After a long period of economic decline, things are looking up. Consumer spending is on the rise, unemployment rates seem to be going down, and businesses are opening again.
While you may feel like jumping for joy, hiring back your laid-off employees, and sinking significant investment into a shiny new venture… read this first.
Here are six mistakes to avoid:
Marking up merchandise
“Just because your business is doing better doesn’t mean your customers are doing better,” says Dr. Deb Brown, a business coach based in Deerfield Beach, Florida. “Pay attention to your analysis, your metrics and your reporting, not what is reported on television. Be careful about charging your retail all of a sudden, especially if your customers can’t afford it.”
Hiring like crazy
“Don’t forget the lessons learned in the lean times,” Brown notes. “Just because you can spend more money and hire full-time employees doesn’t necessarily mean that going back to the status quo is your best move. Instead, consider hiring a virtual assistant. You never know what is going to happen, so it is a good idea to be cautious.”
Richard Rosser, president of Rosser Marketing, a branding, design and marketing firm in Lighthouse Point, Florida, agrees.
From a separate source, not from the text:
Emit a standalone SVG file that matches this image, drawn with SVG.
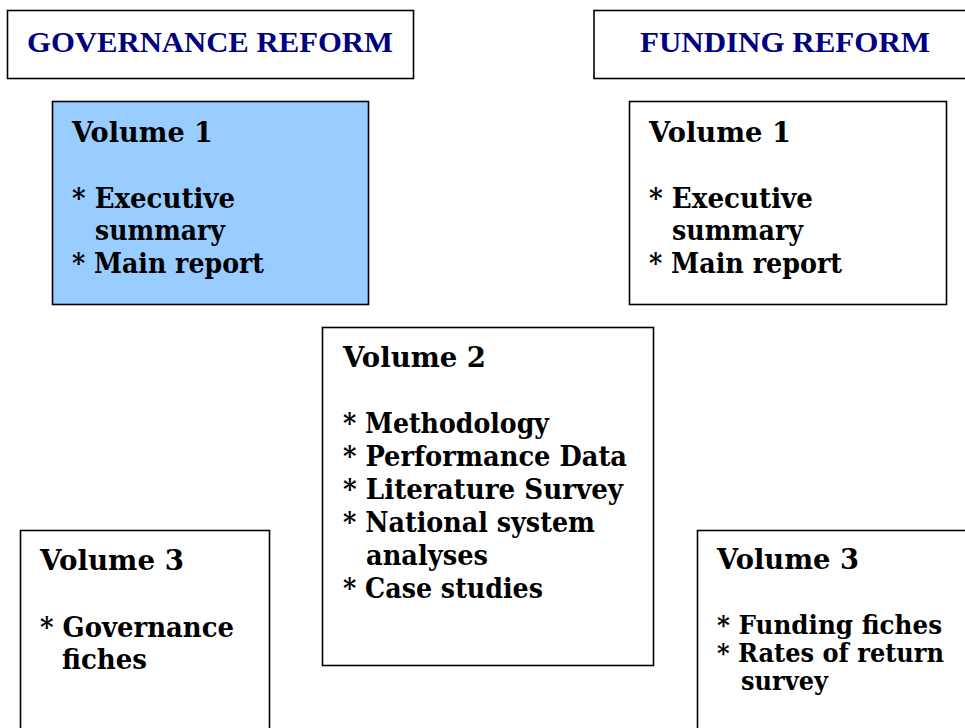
<svg xmlns="http://www.w3.org/2000/svg" width="965" height="728" viewBox="0 0 965 728">
<style>
.box{fill:#fff;stroke:#000;stroke-width:1.6}
.blue{fill:#99CCFF}
.hdr{font-family:"Liberation Serif","DejaVu Serif",serif;font-weight:bold;font-size:30px;fill:#000080}
.t{font-family:"DejaVu Serif","Liberation Serif",serif;font-weight:bold;font-size:28px;fill:#000}
.s{font-size:26px}
</style>
<rect width="965" height="728" fill="#fff"/>
<g id="governance-reform">
<rect class="box" x="7.5" y="10.5" width="406" height="68"/>
<text class="hdr" x="27" y="52" textLength="366" lengthAdjust="spacingAndGlyphs">GOVERNANCE REFORM</text>
</g>
<g id="funding-reform">
<rect class="box" x="594" y="10.5" width="380" height="68"/>
<text class="hdr" x="640" y="52" textLength="290" lengthAdjust="spacingAndGlyphs">FUNDING REFORM</text>
</g>
<g id="gov-volume1">
<rect class="box blue" x="52.5" y="101.5" width="316" height="203"/>
<text class="t" x="72" y="142" textLength="141" lengthAdjust="spacingAndGlyphs">Volume 1</text>
<text class="t" x="72" y="208" textLength="163" lengthAdjust="spacingAndGlyphs">* Executive</text>
<text class="t" x="95" y="240" textLength="130" lengthAdjust="spacingAndGlyphs">summary</text>
<text class="t" x="72" y="273" textLength="192" lengthAdjust="spacingAndGlyphs">* Main report</text>
</g>
<g id="fund-volume1">
<rect class="box" x="629.5" y="101.5" width="317" height="203"/>
<text class="t" x="649" y="142" textLength="142" lengthAdjust="spacingAndGlyphs">Volume 1</text>
<text class="t" x="649" y="208" textLength="164" lengthAdjust="spacingAndGlyphs">* Executive</text>
<text class="t" x="672" y="240" textLength="131" lengthAdjust="spacingAndGlyphs">summary</text>
<text class="t" x="649" y="273" textLength="193" lengthAdjust="spacingAndGlyphs">* Main report</text>
</g>
<g id="volume2">
<rect class="box" x="322.5" y="327.5" width="331" height="338"/>
<text class="t" x="343" y="367" textLength="143" lengthAdjust="spacingAndGlyphs">Volume 2</text>
<text class="t" x="343" y="433" textLength="206" lengthAdjust="spacingAndGlyphs">* Methodology</text>
<text class="t" x="343" y="466" textLength="284" lengthAdjust="spacingAndGlyphs">* Performance Data</text>
<text class="t" x="343" y="499" textLength="280" lengthAdjust="spacingAndGlyphs">* Literature Survey</text>
<text class="t" x="343" y="532" textLength="252" lengthAdjust="spacingAndGlyphs">* National system</text>
<text class="t" x="366" y="565" textLength="122" lengthAdjust="spacingAndGlyphs">analyses</text>
<text class="t" x="343" y="598" textLength="200" lengthAdjust="spacingAndGlyphs">* Case studies</text>
</g>
<g id="gov-volume3">
<rect class="box" x="20.5" y="530.5" width="249" height="210"/>
<text class="t" x="40" y="570" textLength="144" lengthAdjust="spacingAndGlyphs">Volume 3</text>
<text class="t" x="40" y="637" textLength="194" lengthAdjust="spacingAndGlyphs">* Governance</text>
<text class="t" x="62" y="669" textLength="85" lengthAdjust="spacingAndGlyphs">fiches</text>
</g>
<g id="fund-volume3">
<rect class="box" x="697.5" y="530.5" width="280" height="210"/>
<text class="t" x="717" y="569" textLength="142" lengthAdjust="spacingAndGlyphs">Volume 3</text>
<text class="t s" x="717" y="634" textLength="225" lengthAdjust="spacingAndGlyphs">* Funding fiches</text>
<text class="t s" x="717" y="662" textLength="227" lengthAdjust="spacingAndGlyphs">* Rates of return</text>
<text class="t s" x="741" y="690" textLength="87" lengthAdjust="spacingAndGlyphs">survey</text>
</g>
<g id="connectors"/>
</svg>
“Get creative with staffing,” he advises. “If sales are up 20 percent from last year, it is difficult to hire 20 percent of a person. Think about hiring someone on flex time or on an outsourced basis.”
Jumping into advertising
“Don’t rush to conclusions; just because there are a few positive economic signs, it isn’t time to take out a second mortgage on your home or invest in a full-color ad,” says Brown. “In general, it isn’t wise to make any rash decisions despite the optimism.”
Work with competitors instead of trying to topple them, recommends Rosser.
“Two heads are always better than one, so try to work together with a competitor to compete with a larger company’s market share,” he says. “A lot of big companies have slashed departments and various aspects of their business. This is a great time to team up and go in it together.”
Cutting out customer service training
Your business may have gone lean during hard times, but now that things are coming back, make sure to invest in customer service training, advises Brown.
“Untrained people can kill your customer service scores and hurt your long-term reputation,” she notes. “If you are going to send people into the field, make sure to invest in training. If you can’t afford it, create a mentorship program with your top performers.”
Staying heads down
“Designate different employees to join different groups. That way, your company will have the option of going after a wealth of opportunities.”